Behind The Scenes

D-Day Through The Eyes of Technical Sergeant Nick Tanis: What’s Your WWII Story?

Courtesy Tanis family

This October, the New-York Historical Society will present WWII & NYC, a massive exhibition looking at the effect World War II had on the city. Fathers, husbands, and sons were shuttled overseas from New York’s ports, while mothers, wives, and daughters picked up the work the men left behind.

WWII & NYC features many firsthand stories of life during the War, but there are thousands of stories out there that need to be told. We want to hear yours! Did your grandfather serve in the Navy? Do you remember the headlines on D-Day? Tell us your connection in the comments! In the meantime, here is one story featured in WWII & NYC: The story of New Yorker Nick Tanis, Technical Sergeant, 82nd Engineer Combat Battalion, who landed at Normandy on D-Day.

Nick Tanis was born on August 15, 1914 in Samos, Greece. He immigrated to the United States in 1928 and married Elizabeth Santoro in June 1940 in Astoria, Queens. Although not a citizen, Tanis was drafted and inducted on April 21, 1942 at Fort Jay.

Tanis was initially part of Headquarters Company, 2nd Battalion of the 531st Engineer Shore Regiment.
The unit left Brooklyn on August 6, 1942, arriving in Ireland on August 18, 1942 where they began
training before heading to Scotland and then to North Africa to partake in the invasion on November 8,
1942. The 2nd battalion was attached to the 26th infantry regiment.

. . .

His regiment landed at D-day at H-Hour plus 2 (8:30am). They watched from the water as the battle unfolded on the beaches of Normandy until it was time for them to land on Utah Beach. They saw the bombers overhead and the warships bombarding the shore defenses and coordinating with the men on land to bomb specific targets. Landing on the beach, several of the fortifications had already been taken by the Americans and the unit got to work setting up guns, clearing mines, and fixing the sea gates that the Germans released to flood the area.

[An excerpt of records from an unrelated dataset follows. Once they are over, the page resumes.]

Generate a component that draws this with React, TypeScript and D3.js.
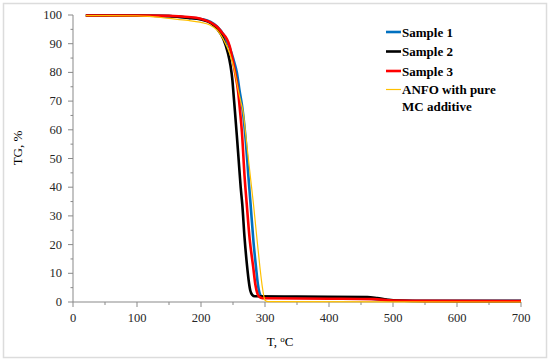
import * as d3 from "d3";

// TG curves: [T, TG]
const sample1: [number, number][] = [
  [20, 99.8], [100, 99.8], [150, 99.6], [180, 99.1], [200, 98.6], [215, 97.6],
  [225, 96], [235, 93.2], [242, 90.2], [248, 86.5], [252, 83.5], [256, 80],
  [260, 74], [265, 67], [270, 56], [274, 44], [277.5, 34], [282, 21], [286, 12],
  [289, 6], [292, 2.8], [296, 1.7], [320, 1.5], [450, 1.3], [480, 0.9],
  [500, 0.55], [550, 0.45], [700, 0.45],
];
const sample2: [number, number][] = [
  [20, 99.8], [100, 99.8], [150, 99.6], [180, 99], [200, 98.4], [215, 97.2],
  [225, 95.2], [235, 91.6], [242, 86.8], [246, 82.5], [249, 77.5], [251, 72],
  [253, 66.5], [256, 58], [259, 49], [262, 40], [264.5, 34], [268, 22.5],
  [272, 12.5], [274.5, 7.5], [277, 4], [280, 2.5], [284, 2], [350, 1.9],
  [460, 1.75], [475, 1.4], [490, 0.9], [505, 0.5], [530, 0.35], [700, 0.3],
];
const sample3: [number, number][] = [
  [20, 99.8], [100, 99.8], [150, 99.7], [180, 99.3], [198, 98.8], [215, 97.4],
  [225, 95.9], [233, 93.8], [240, 91.8], [245, 89], [248, 86], [253, 80.2],
  [258, 73.3], [261, 66.5], [264, 59], [268, 44], [271.5, 34], [276, 22],
  [281.5, 12.3], [285, 6], [288, 3], [291, 1.8], [296, 1.3], [400, 1.15],
  [470, 1.0], [500, 0.5], [550, 0.4], [700, 0.35],
];
const anfo: [number, number][] = [
  [20, 99.8], [100, 99.7], [120, 99.5], [150, 98.8], [180, 98.1], [198, 97.5],
  [214, 96.5], [225, 94.8], [235, 91.5], [245, 86.5], [252, 81], [258, 74],
  [262, 70], [266, 66], [270, 58], [274, 50], [278, 42], [282, 34], [287, 23],
  [292, 12.3], [296, 5], [300, 0.6], [305, 0.1], [700, 0],
];

const seriesNames = ["Sample 1", "Sample 2", "Sample 3", "ANFO with pure"];
const seriesData = [sample1, sample2, sample3, anfo];
const seriesColors = ["#0070C0", "#000000", "#FF0000", "#FFC000"];
const seriesWidths = [2.6, 2.6, 2.6, 1.2];

const xTicks = [0, 100, 200, 300, 400, 500, 600, 700];
const yTicks = [0, 10, 20, 30, 40, 50, 60, 70, 80, 90, 100];

const W = 550;
const H = 362;
const serif = "'Liberation Serif', 'DejaVu Serif', serif";
const axisColor = "#898989";

export default function App() {
  const x = d3.scaleLinear().domain([0, 700]).range([73, 521]);
  const y = d3.scaleLinear().domain([0, 100]).range([302, 15]);

  const line = d3
    .line<[number, number]>()
    .x((d) => x(d[0]))
    .y((d) => y(d[1]))
    .curve(d3.curveMonotoneX);

  const xMinor = d3.range(50, 700, 100);
  const yMinor = d3.range(5, 100, 10);

  return (
    <svg
      width={W}
      height={H}
      style={{ position: "absolute", left: 0, top: 0, background: "#fff" }}
      fontFamily={serif}
    >
      <rect x={3.5} y={3.5} width={543} height={354} fill="#fff" stroke="#dcdcdc" strokeWidth={1.5} />

      {/* y axis */}
      <line x1={x(0)} x2={x(0)} y1={y(0)} y2={y(100)} stroke={axisColor} />
      {yTicks.map((t) => (
        <g key={"y" + t}>
          <line x1={x(0) - 5} x2={x(0)} y1={y(t)} y2={y(t)} stroke={axisColor} />
          <text x={62} y={y(t) + 4} textAnchor="end" fontSize={12.5} fill="#262626">
            {t}
          </text>
        </g>
      ))}
      {yMinor.map((t) => (
        <line key={"ym" + t} x1={x(0) - 2.5} x2={x(0)} y1={y(t)} y2={y(t)} stroke={axisColor} />
      ))}

      {/* x axis */}
      <line x1={x(0)} x2={x(700)} y1={y(0)} y2={y(0)} stroke={axisColor} />
      {xTicks.map((t) => (
        <g key={"x" + t}>
          <line x1={x(t)} x2={x(t)} y1={y(0)} y2={y(0) + 5} stroke={axisColor} />
          <text x={x(t)} y={322} textAnchor="middle" fontSize={12.5} fill="#262626">
            {t}
          </text>
        </g>
      ))}
      {xMinor.map((t) => (
        <line key={"xm" + t} x1={x(t)} x2={x(t)} y1={y(0)} y2={y(0) + 3} stroke={axisColor} />
      ))}

      {/* axis titles */}
      <text x={280} y={346} textAnchor="middle" fontSize={13} fill="#000">
        T, <tspan fontSize={9} dy={-4}>o</tspan>
        <tspan dy={4}>C</tspan>
      </text>
      <text
        transform={`translate(22, 148) rotate(-90)`}
        textAnchor="middle"
        fontSize={13}
        fill="#000"
      >
        TG, %
      </text>

      {/* curves */}
      {seriesData.map((d, i) => (
        <path
          key={seriesNames[i]}
          d={line(d) || ""}
          fill="none"
          stroke={seriesColors[i]}
          strokeWidth={seriesWidths[i]}
          strokeLinejoin="round"
        />
      ))}

      {/* legend */}
      {seriesNames.map((name, i) => {
        const cy = [32, 51.5, 71, 89.5][i];
        return (
          <g key={"lg" + name}>
            <line x1={386} x2={401} y1={cy} y2={cy} stroke={seriesColors[i]} strokeWidth={seriesWidths[i]} />
            <text x={402} y={cy + 4.5} fontSize={13} fontWeight="bold" fill="#000">
              {name}
            </text>
          </g>
        );
      })}
      <text x={402} y={110.5} fontSize={13} fontWeight="bold" fill="#000">
        MC additive
      </text>
    </svg>
  );
}
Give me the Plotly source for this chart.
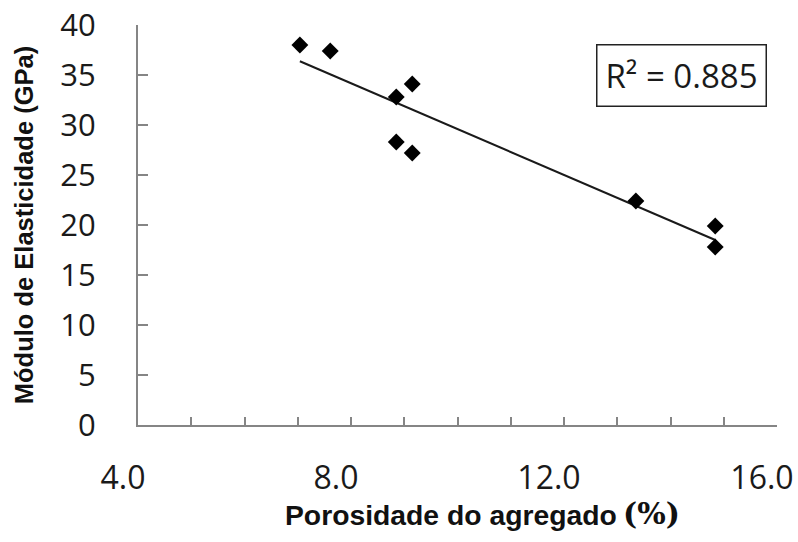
import numpy as np
import plotly.graph_objects as go

# Data
porosidade = [7.04, 7.61, 8.85, 9.15, 8.85, 9.15, 13.35, 14.84, 14.84]
modulo = [38.0, 37.4, 32.8, 34.1, 28.3, 27.2, 22.4, 19.9, 17.8]
x_ticks = [4.0, 8.0, 12.0, 16.0]
y_ticks = [0, 5, 10, 15, 20, 25, 30, 35, 40]
r2_label = "R² = 0.885"

# Linear trend line (least squares)
slope, intercept = np.polyfit(porosidade, modulo, 1)
x_fit = np.array([min(porosidade), max(porosidade)])
y_fit = slope * x_fit + intercept

TICK_FONT = "Open Sans, sans-serif"
AXIS_COLOR = "#858585"

fig = go.Figure()
fig.add_trace(go.Scatter(x=x_fit, y=y_fit, mode="lines",
                         line=dict(color="#1a1a1a", width=2), showlegend=False,
                         hoverinfo="skip"))
fig.add_trace(go.Scatter(x=porosidade, y=modulo, mode="markers",
                         marker=dict(symbol="diamond", size=13, color="black"),
                         showlegend=False))

fig.update_layout(
    width=798, height=542,
    margin=dict(l=138, r=21, t=25, b=117, autoexpand=False),
    paper_bgcolor="white", plot_bgcolor="white",
    xaxis=dict(range=[4, 16], tickvals=x_ticks, tickformat=".1f",
               showgrid=False, zeroline=False, automargin=False,
               showline=True, linecolor=AXIS_COLOR, linewidth=2,
               ticks="inside", ticklen=8, tickwidth=1.5, tickcolor=AXIS_COLOR,
               minor=dict(dtick=1, ticks="inside", ticklen=8, tickwidth=1.5,
                          tickcolor=AXIS_COLOR, showgrid=False),
               tickfont=dict(family=TICK_FONT, size=32, color="#1a1a1a"),
               ticklabelstandoff=24, ticklabelshift=-15),
    yaxis=dict(range=[0, 40], tickvals=y_ticks,
               showgrid=False, zeroline=False, automargin=False,
               showline=True, linecolor=AXIS_COLOR, linewidth=2,
               ticks="inside", ticklen=10, tickwidth=1.5, tickcolor=AXIS_COLOR,
               tickfont=dict(family=TICK_FONT, size=31, color="#1a1a1a"),
               ticklabelstandoff=34),
    annotations=[
        dict(text=r2_label, xref="paper", yref="paper", x=0.851, y=0.8725,
             xanchor="center", yanchor="middle", showarrow=False,
             font=dict(family=TICK_FONT, size=33, color="#1a1a1a"),
             bordercolor="#222222", borderwidth=1.5, borderpad=2,
             width=164, height=56, bgcolor="white"),
        dict(text="<b>Módulo de Elasticidade (GPa)</b>", xref="paper", yref="paper",
             x=-0.178, y=0.5, textangle=-90, showarrow=False,
             xanchor="center", yanchor="middle",
             font=dict(family="Liberation Sans, Arial, sans-serif", size=25.5, color="#111111")),
        dict(text="<b>Porosidade do agregado</b>",
             xref="paper", yref="paper", x=(283 - 138) / 639, y=-0.225, showarrow=False,
             xanchor="left", yanchor="middle",
             font=dict(family="Liberation Sans, Arial, sans-serif", size=28.3, color="#111111")),
        dict(text="<b>(%)</b>",
             xref="paper", yref="paper", x=(682 - 138) / 639, y=-0.222, showarrow=False,
             xanchor="right", yanchor="middle",
             font=dict(family="DejaVu Serif, Liberation Serif, serif", size=30, color="#111111")),
    ],
)

fig.write_html("out.html")
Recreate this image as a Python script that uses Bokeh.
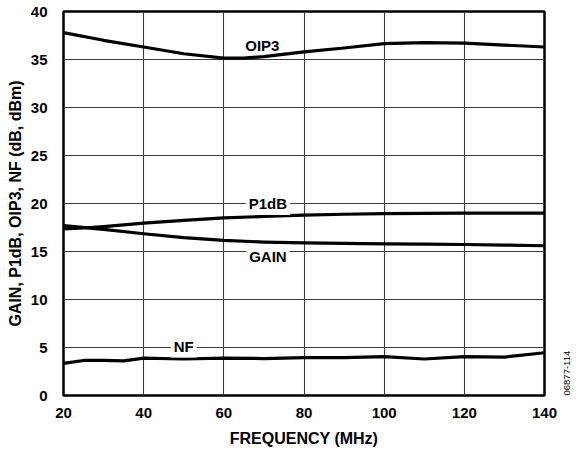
import math
from bokeh.plotting import figure
from bokeh.models import FixedTicker, Label, LinearAxis
from bokeh.embed import file_html
from bokeh.resources import INLINE

# ---- data ----
x_ticks = [20, 40, 60, 80, 100, 120, 140]
y_ticks = [0, 5, 10, 15, 20, 25, 30, 35, 40]

freq_oip3 = [20, 30, 40, 50, 60, 65, 70, 80, 90, 100, 110, 120, 130, 140]
oip3 = [37.8, 37.0, 36.3, 35.6, 35.15, 35.15, 35.3, 35.8, 36.2, 36.65, 36.75, 36.7, 36.5, 36.3]

freq_p1db = [20, 25, 30, 40, 50, 60, 70, 80, 90, 100, 110, 120, 130, 140]
p1db = [17.35, 17.45, 17.6, 17.95, 18.25, 18.5, 18.65, 18.78, 18.88, 18.95, 18.98, 19.0, 19.0, 19.0]

freq_gain = [20, 30, 40, 50, 60, 70, 80, 90, 100, 110, 120, 130, 140]
gain = [17.7, 17.3, 16.85, 16.45, 16.15, 15.98, 15.9, 15.85, 15.8, 15.77, 15.73, 15.67, 15.6]

freq_nf = [20, 25, 30, 35, 40, 50, 60, 70, 80, 90, 100, 110, 120, 130, 140]
nf = [3.35, 3.65, 3.65, 3.6, 3.9, 3.8, 3.9, 3.85, 3.95, 3.95, 4.05, 3.8, 4.05, 4.0, 4.45]

series_labels = ["OIP3", "P1dB", "GAIN", "NF"]
label_x = [69.6, 71.0, 71.0, 50.0]
label_y = [36.5, 20.0, 14.5, 5.15]

doc_number = "06877-114"

FONT = "Liberation Sans"

p = figure(width=576, height=451, output_backend="svg", toolbar_location=None,
           x_range=(20, 140), y_range=(0, 40),
           min_border_left=63, min_border_right=32, min_border_top=11, min_border_bottom=56)

p.background_fill_color = "white"
p.border_fill_color = "white"
p.outline_line_color = "black"
p.outline_line_width = 2.5

for ax in (p.xaxis[0], p.yaxis[0]):
    ax.axis_line_color = None
    ax.major_tick_line_color = None
    ax.minor_tick_line_color = None
    ax.major_label_text_font = FONT
    ax.major_label_text_font_style = "bold"
    ax.major_label_text_font_size = "15px"
    ax.major_label_text_color = "black"
    ax.axis_label_text_font = FONT
    ax.axis_label_text_font_style = "bold"
    ax.axis_label_text_font_size = "16px"
    ax.axis_label_text_color = "black"

p.xaxis[0].ticker = FixedTicker(ticks=x_ticks)
p.yaxis[0].ticker = FixedTicker(ticks=y_ticks)
p.xaxis[0].axis_label = "FREQUENCY (MHz)"
p.yaxis[0].axis_label = "GAIN, P1dB, OIP3, NF (dB, dBm)"
p.xaxis[0].major_label_standoff = 6
p.yaxis[0].major_label_standoff = 10
p.xaxis[0].axis_label_standoff = 9
p.yaxis[0].axis_label_standoff = 4

p.xgrid[0].ticker = FixedTicker(ticks=x_ticks)
p.ygrid[0].ticker = FixedTicker(ticks=y_ticks)
for g in (p.xgrid[0], p.ygrid[0]):
    g.grid_line_color = "#3a3a3a"
    g.grid_line_width = 1.1

for fx, fy in ((freq_oip3, oip3), (freq_p1db, p1db), (freq_gain, gain), (freq_nf, nf)):
    p.line(fx, fy, line_color="black", line_width=3.2, line_join="round", line_cap="round")

for i, (t, lx, ly) in enumerate(zip(series_labels, label_x, label_y)):
    lab = Label(x=lx, y=ly, text=t, text_align="center", text_baseline="middle",
                text_font=FONT, text_font_style="bold", text_font_size="15px",
                text_color="black",
                background_fill_color="white" if i > 0 else None,
                padding=3)
    p.add_layout(lab)

# document number on the right side, as the label of a tickless right axis
rax = LinearAxis(ticker=FixedTicker(ticks=[]), axis_label=doc_number)
rax.axis_line_color = None
rax.major_tick_line_color = None
rax.minor_tick_line_color = None
rax.major_label_text_color = None
rax.major_label_standoff = 0
rax.major_tick_out = 0
rax.minor_tick_out = 0
rax.axis_label_standoff = 22
rax.axis_label_text_font = FONT
rax.axis_label_text_font_style = "normal"
rax.axis_label_text_font_size = "9.5px"
rax.axis_label_text_color = "black"
rax.axis_label_text_align = "right"
try:
    rax.axis_label_orientation = math.pi / 2
except Exception:
    pass
try:
    rax.axis_label_align = "start"
except Exception:
    pass
p.add_layout(rax, "right")

open("out.html", "w").write(file_html(p, INLINE))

After D-day the regiment’s title was changed to the 1186th Engineer Combat Group. Tanis was in the H&S Company of the 3052nd Engineer Combat Battalion, one of the three battalions in the 1186. After spending several months in Normandy beaches working on the beaches handling the massive amounts of cargo entering the continent the battalion loaded into French boxcars and journeyed for three days to Belgium landing in Eben Emael on November 20, 1944. They mined bridges and remained on the periphery of the Battle of the Bulge. They then returned to France and in March 1945 the 1186th was attached to the Fifth Corps of the First Army, staying in France until the end of March and then moving into Germany in the spring of 1945.